「火事と喧嘩は江戸の華」。実は、華に例えられたのは火事ではなく火消。もっと正確にいうと「町火消」である。

 江戸の消防組織のうち、「大名火消」の主役は大名に雇われた足軽や中間(ちゅうげん)。幕府直轄の「定火消」は、臥煙(がえん)と呼ばれるプロの職業集団だ。

 これらに対して「町火消」は、町人が無報酬で命を張った。町火消のボランティア精神を今に受け継ぐのが消防団だ。構成員は普通の市民。商店主もいれば、サラリーマンもいる。

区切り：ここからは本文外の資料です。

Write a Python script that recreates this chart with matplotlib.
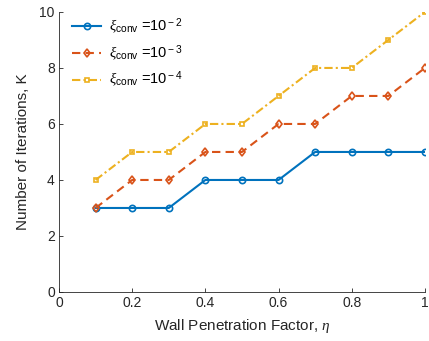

最近は、女性の参加も増えている。

火事と喧嘩は江戸の華――。
江戸の防災体制を受け継ぐ消防団

 消防団は、自治体の条例に基づいて設置される。たとえば、大阪市には消防団がない。だが東京では、地域防災の担い手として、なくてはならない存在だ。

 面積1km2当たりの消防団員数は、23区の平均が25人。台東区はその2倍以上の55人となる。消防団員が、どの区よりも高密度に街を見守っている。ちなみに台東区は、面積当たりの消火栓数も1位、防火水槽の数は3位だ。消防ネットワークの整備水準が高い。

台東区――「火事の本場」は、町火消の心意気を今も受け継ぐ防災コミュニティ

 その裏には、出火リスクの高さがある。建物密度1位、平均敷地面積23位、ネットの建ぺい率2位という土地柄ならではだ。小さな建物が建て込んだ様子が、データから伝わってくる。その一方で、不燃化率8位、道路率2位、平均道路幅員5位と、延焼遮断の都市構造は評価が高い。

 また、面積当たりの火災発生件数1位、同建物火災発生件数2位に対して、1火災当たりの焼損棟数14位、火災100件当たりの死傷者数19位。これらの数値に、出火のリスクは高いものの、延焼には比較的強い台東区の特徴がよく表われている。